One disabled traveller agreed the only way to hail a cab was to “resort to deception”. Starting up a blog in protest, “Car-less” wrote: “I hid behind walls, bushes, buildings whatever is near to disguise my presence as the person accompanying me stops a taxi. Sadly trickery gets result and taxis do stop but as I suddenly appear so does a bag full of excuses; ‘it is not my cab and it does not have ramp’ or ‘the ramp is broken’ or ‘I don’t know how to us it’ and so the list grows…I keep asking myself why won’t taxi drivers stop?”

The Olympic hurdle

None of these reports bode well for the Olympics and Paralympics this summer – which London’s Deputy Mayor Richard Barnes has promised will be the “most accessible games ever”.

With able bodied Londoners busy plotting alternative routes into work, how will disabled people feel about the extra crowds?

The posts on our Facebook page indicate many people are already anxious.

I have always dreamed of visiting Britain. However, I have a mobility impairment…I don’t think I’ll be visiting anytime soon. Heather Johnson, United States

Krishna Talsania told Channel 4 News: “My immediate worry is when the Olympics and Paralympics will start, as I have been selected to be a games maker and I am even more worried about what is going to happen then in terms of the level of congestion on the underground. Let’s see”.

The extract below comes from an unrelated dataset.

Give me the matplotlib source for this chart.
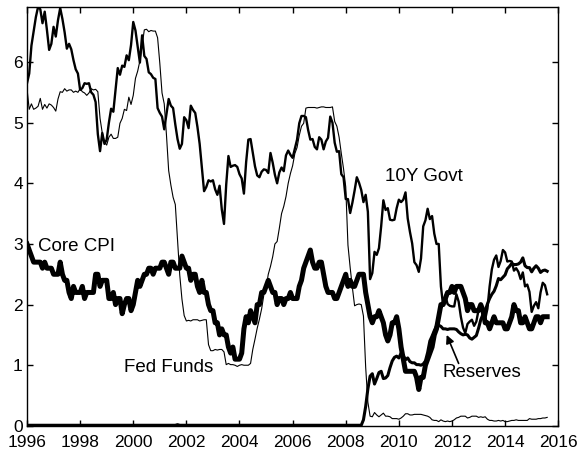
import numpy as np
import matplotlib
matplotlib.use("Agg")
import matplotlib.pyplot as plt

plt.rcParams['font.family'] = ['Liberation Sans', 'DejaVu Sans']

# monthly data, Jan 1996 - Aug 2015
start_year = 1996

# 10-year government bond yield (%)
govt_10y = [
    5.65, 5.81, 6.27, 6.51, 6.74, 6.91, 6.87, 6.64, 6.83, 6.53, 6.20, 6.30,  # 1996
    6.58, 6.42, 6.69, 6.89, 6.71, 6.49, 6.22, 6.30, 6.21, 6.03, 5.88, 5.81,  # 1997
    5.54, 5.57, 5.65, 5.64, 5.65, 5.50, 5.46, 5.34, 4.81, 4.53, 4.83, 4.65,  # 1998
    4.72, 5.00, 5.23, 5.18, 5.54, 5.90, 5.79, 5.94, 5.92, 6.11, 6.03, 6.28,  # 1999
    6.66, 6.52, 6.26, 5.99, 6.44, 6.10, 6.05, 5.83, 5.80, 5.74, 5.72, 5.24,  # 2000
    5.16, 5.10, 4.89, 5.14, 5.39, 5.28, 5.24, 4.97, 4.73, 4.57, 4.65, 5.09,  # 2001
    5.04, 4.91, 5.28, 5.21, 5.16, 4.93, 4.65, 4.26, 3.87, 3.94, 4.05, 4.03,  # 2002
    4.05, 3.90, 3.81, 3.96, 3.57, 3.33, 3.98, 4.45, 4.27, 4.29, 4.30, 4.27,  # 2003
    4.15, 4.08, 3.83, 4.35, 4.72, 4.73, 4.50, 4.28, 4.13, 4.10, 4.19, 4.23,  # 2004
    4.22, 4.17, 4.50, 4.34, 4.14, 4.00, 4.18, 4.26, 4.20, 4.46, 4.54, 4.47,  # 2005
    4.42, 4.57, 4.72, 4.99, 5.11, 5.11, 5.09, 4.88, 4.72, 4.73, 4.60, 4.56,  # 2006
    4.76, 4.72, 4.56, 4.69, 4.75, 5.10, 5.00, 4.67, 4.52, 4.53, 4.15, 4.10,  # 2007
    3.74, 3.74, 3.51, 3.68, 3.88, 4.10, 4.01, 3.89, 3.69, 3.81, 3.53, 2.42,  # 2008
    2.52, 2.87, 2.82, 2.93, 3.29, 3.72, 3.56, 3.59, 3.40, 3.39, 3.40, 3.59,  # 2009
    3.73, 3.69, 3.73, 3.85, 3.42, 3.20, 3.01, 2.70, 2.65, 2.54, 2.76, 3.29,  # 2010
    3.39, 3.58, 3.41, 3.46, 3.17, 3.00, 3.00, 2.30, 1.98, 2.15, 2.01, 1.98,  # 2011
    1.97, 1.97, 2.17, 2.05, 1.80, 1.62, 1.53, 1.68, 1.72, 1.75, 1.65, 1.72,  # 2012
    1.91, 1.98, 1.96, 1.76, 1.93, 2.30, 2.58, 2.74, 2.81, 2.62, 2.72, 2.90,  # 2013
    2.86, 2.71, 2.72, 2.71, 2.56, 2.60, 2.54, 2.42, 2.53, 2.30, 2.33, 2.21,  # 2014
    1.88, 1.98, 2.04, 1.94, 2.20, 2.36, 2.32, 2.17,                          # 2015
]

# effective fed funds rate (%)
fed_funds = [
    5.56, 5.22, 5.31, 5.22, 5.24, 5.27, 5.40, 5.22, 5.30, 5.24, 5.31, 5.29,
    5.25, 5.19, 5.39, 5.51, 5.50, 5.56, 5.52, 5.54, 5.54, 5.50, 5.52, 5.50,
    5.56, 5.51, 5.49, 5.45, 5.49, 5.56, 5.54, 5.55, 5.51, 5.07, 4.83, 4.68,
    4.63, 4.76, 4.81, 4.74, 4.74, 4.76, 4.99, 5.07, 5.22, 5.20, 5.42, 5.30,
    5.45, 5.73, 5.85, 6.02, 6.27, 6.53, 6.54, 6.50, 6.52, 6.51, 6.51, 6.40,
    5.98, 5.49, 5.31, 4.80, 4.21, 3.97, 3.77, 3.65, 3.07, 2.49, 2.09, 1.82,
    1.73, 1.74, 1.73, 1.75, 1.75, 1.75, 1.73, 1.74, 1.75, 1.75, 1.34, 1.24,
    1.24, 1.26, 1.25, 1.26, 1.26, 1.22, 1.01, 1.03, 1.01, 1.01, 1.00, 0.98,
    1.00, 1.01, 1.00, 1.00, 1.00, 1.03, 1.26, 1.43, 1.61, 1.76, 1.93, 2.16,
    2.28, 2.50, 2.63, 2.79, 3.00, 3.04, 3.26, 3.50, 3.62, 3.78, 4.00, 4.16,
    4.29, 4.49, 4.59, 4.79, 4.94, 4.99, 5.24, 5.25, 5.25, 5.25, 5.25, 5.24,
    5.25, 5.26, 5.26, 5.25, 5.25, 5.25, 5.26, 5.02, 4.94, 4.76, 4.49, 4.24,
    3.94, 2.98, 2.61, 2.28, 1.98, 2.00, 2.01, 2.00, 1.81, 0.97, 0.39, 0.16,
    0.15, 0.22, 0.18, 0.15, 0.18, 0.21, 0.16, 0.16, 0.15, 0.12, 0.12, 0.12,
    0.11, 0.13, 0.16, 0.20, 0.20, 0.18, 0.18, 0.19, 0.19, 0.19, 0.19, 0.18,
    0.17, 0.16, 0.14, 0.10, 0.09, 0.09, 0.07, 0.10, 0.08, 0.07, 0.08, 0.07,
    0.08, 0.10, 0.13, 0.14, 0.16, 0.16, 0.16, 0.13, 0.14, 0.16, 0.16, 0.16,
    0.14, 0.15, 0.14, 0.15, 0.11, 0.09, 0.09, 0.08, 0.08, 0.09, 0.08, 0.09,
    0.07, 0.07, 0.08, 0.09, 0.09, 0.10, 0.09, 0.09, 0.09, 0.09, 0.09, 0.12,
    0.11, 0.11, 0.11, 0.12, 0.12, 0.13, 0.13, 0.14,
]

# core CPI inflation, year over year (%)
core_cpi = [
    3.0, 2.9, 2.8, 2.7, 2.7, 2.7, 2.7, 2.6, 2.7, 2.6, 2.6, 2.6,
    2.5, 2.5, 2.5, 2.7, 2.5, 2.4, 2.4, 2.2, 2.1, 2.3, 2.2, 2.2,
    2.2, 2.3, 2.1, 2.2, 2.2, 2.2, 2.2, 2.5, 2.5, 2.3, 2.4, 2.4,
    2.4, 2.1, 2.1, 2.2, 2.0, 2.1, 2.1, 1.85, 2.0, 2.1, 2.1, 1.9,
    2.0, 2.2, 2.4, 2.3, 2.4, 2.5, 2.5, 2.6, 2.6, 2.5, 2.6, 2.6,
    2.6, 2.7, 2.7, 2.6, 2.5, 2.7, 2.7, 2.6, 2.6, 2.6, 2.8, 2.7,
    2.6, 2.6, 2.4, 2.5, 2.5, 2.3, 2.2, 2.4, 2.2, 2.2, 2.0, 1.9,
    1.9, 1.7, 1.7, 1.5, 1.6, 1.5, 1.5, 1.3, 1.2, 1.3, 1.1, 1.1,
    1.1, 1.2, 1.6, 1.8, 1.7, 1.9, 1.8, 1.7, 2.0, 2.0, 2.2, 2.2,
    2.3, 2.4, 2.3, 2.2, 2.2, 2.0, 2.1, 2.1, 2.0, 2.1, 2.1, 2.2,
    2.1, 2.1, 2.1, 2.3, 2.4, 2.6, 2.7, 2.8, 2.9, 2.7, 2.6, 2.6,
    2.7, 2.7, 2.5, 2.3, 2.2, 2.2, 2.2, 2.1, 2.1, 2.2, 2.3, 2.4,
    2.5, 2.3, 2.4, 2.3, 2.3, 2.4, 2.5, 2.5, 2.5, 2.2, 2.0, 1.8,
    1.7, 1.8, 1.8, 1.9, 1.8, 1.7, 1.5, 1.4, 1.5, 1.7, 1.7, 1.8,
    1.6, 1.3, 1.1, 0.9, 0.9, 0.9, 0.9, 0.9, 0.8, 0.6, 0.8, 0.8,
    1.0, 1.1, 1.2, 1.3, 1.5, 1.6, 1.8, 2.0, 2.0, 2.1, 2.2, 2.2,
    2.3, 2.2, 2.3, 2.3, 2.3, 2.2, 2.1, 1.9, 2.0, 2.0, 1.9, 1.9,
    1.9, 2.0, 1.9, 1.7, 1.7, 1.6, 1.7, 1.8, 1.7, 1.7, 1.7, 1.7,
    1.6, 1.6, 1.7, 1.8, 2.0, 1.9, 1.9, 1.7, 1.7, 1.8, 1.7, 1.6,
    1.6, 1.7, 1.8, 1.8, 1.7, 1.8, 1.8, 1.8,
]

# bank reserves (trillions of dollars)
reserves = [
    0.01, 0.01, 0.01, 0.01, 0.01, 0.01, 0.01, 0.01, 0.01, 0.01, 0.01, 0.01,
    0.01, 0.01, 0.01, 0.01, 0.01, 0.01, 0.01, 0.01, 0.01, 0.01, 0.01, 0.01,
    0.01, 0.01, 0.01, 0.01, 0.01, 0.01, 0.01, 0.01, 0.01, 0.01, 0.01, 0.01,
    0.01, 0.01, 0.01, 0.01, 0.01, 0.01, 0.01, 0.01, 0.01, 0.01, 0.01, 0.01,
    0.01, 0.01, 0.01, 0.01, 0.01, 0.01, 0.01, 0.01, 0.01, 0.01, 0.01, 0.01,
    0.01, 0.01, 0.01, 0.01, 0.01, 0.01, 0.01, 0.01, 0.02, 0.01, 0.01, 0.01,
    0.01, 0.01, 0.01, 0.01, 0.01, 0.01, 0.01, 0.01, 0.01, 0.01, 0.01, 0.01,
    0.01, 0.01, 0.01, 0.01, 0.01, 0.01, 0.01, 0.01, 0.01, 0.01, 0.01, 0.01,
    0.01, 0.01, 0.01, 0.01, 0.01, 0.01, 0.01, 0.01, 0.01, 0.01, 0.01, 0.01,
    0.01, 0.01, 0.01, 0.01, 0.01, 0.01, 0.01, 0.01, 0.01, 0.01, 0.01, 0.01,
    0.01, 0.01, 0.01, 0.01, 0.01, 0.01, 0.01, 0.01, 0.01, 0.01, 0.01, 0.01,
    0.01, 0.01, 0.01, 0.01, 0.01, 0.01, 0.01, 0.01, 0.01, 0.01, 0.01, 0.01,
    0.01, 0.01, 0.01, 0.01, 0.01, 0.01, 0.01, 0.01, 0.10, 0.32, 0.61, 0.82,
    0.86, 0.69, 0.78, 0.88, 0.90, 0.78, 0.79, 0.83, 0.96, 1.07, 1.13, 1.15,
    1.12, 1.20, 1.16, 1.09, 1.12, 1.06, 1.04, 1.04, 1.01, 1.01, 1.00, 1.02,
    1.07, 1.21, 1.40, 1.48, 1.57, 1.65, 1.66, 1.64, 1.60, 1.60, 1.59, 1.60,
    1.60, 1.60, 1.59, 1.55, 1.52, 1.50, 1.51, 1.50, 1.45, 1.43, 1.46, 1.49,
    1.61, 1.75, 1.84, 1.90, 2.01, 2.10, 2.17, 2.22, 2.31, 2.43, 2.41, 2.45,
    2.49, 2.59, 2.63, 2.68, 2.66, 2.66, 2.67, 2.70, 2.77, 2.64, 2.61, 2.61,
    2.54, 2.60, 2.64, 2.60, 2.53, 2.56, 2.57, 2.55,
]

x_ticks = list(range(1996, 2017, 2))
y_ticks = [0, 1, 2, 3, 4, 5, 6]

t = start_year + np.arange(len(govt_10y)) / 12.0

fig = plt.figure(figsize=(5.87, 4.55), dpi=100)
ax = fig.add_axes([0.046, 0.064, 0.905, 0.921])

ax.plot(t, fed_funds, color='black', lw=0.8)
ax.plot(t, govt_10y, color='black', lw=1.7)
ax.plot(t, reserves, color='black', lw=2.2)
ax.plot(t, core_cpi, color='black', lw=3.6)

ax.set_xlim(1996, 2016)
ax.set_ylim(0, max(govt_10y))
ax.set_xticks(x_ticks)
ax.set_yticks(y_ticks)
ax.tick_params(direction='in', top=True, right=True, length=4, width=1,
               labelsize=12.5)
ax.tick_params(axis='x', pad=6.5)
ax.tick_params(axis='y', pad=3)
for s in ax.spines.values():
    s.set_linewidth(1)

# series labels
ax.text(1996.42, 2.96, 'Core CPI', fontsize=13.5, va='center', ha='left')
ax.text(1999.66, 0.96, 'Fed Funds', fontsize=13.5, va='center', ha='left')
ax.text(2009.47, 4.12, '10Y Govt', fontsize=13.5, va='center', ha='left')
ax.text(2011.66, 0.88, 'Reserves', fontsize=13.5, va='center', ha='left')
ax.annotate('', xy=(2011.8, 1.50), xytext=(2012.25, 1.03),
            arrowprops=dict(arrowstyle='-|>', color='black', lw=1.2,
                            mutation_scale=12, shrinkA=0, shrinkB=0))

fig.savefig('out.png', dpi=100)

Further afield in America, Heather Johnson added: “I live in the US, but I have always dreamed of visiting Britain. However, I have a mobility impairment…I don’t think I’ll be visiting anytime soon.”

Naomi Hooke however advises people to keep calm and carry on. “You definitely have to remember to pack your sense of humour when travelling with a disability,” she said, recalling one coach journey that ended with two firemen cutting through clamps on a wheelchair lift to set her free.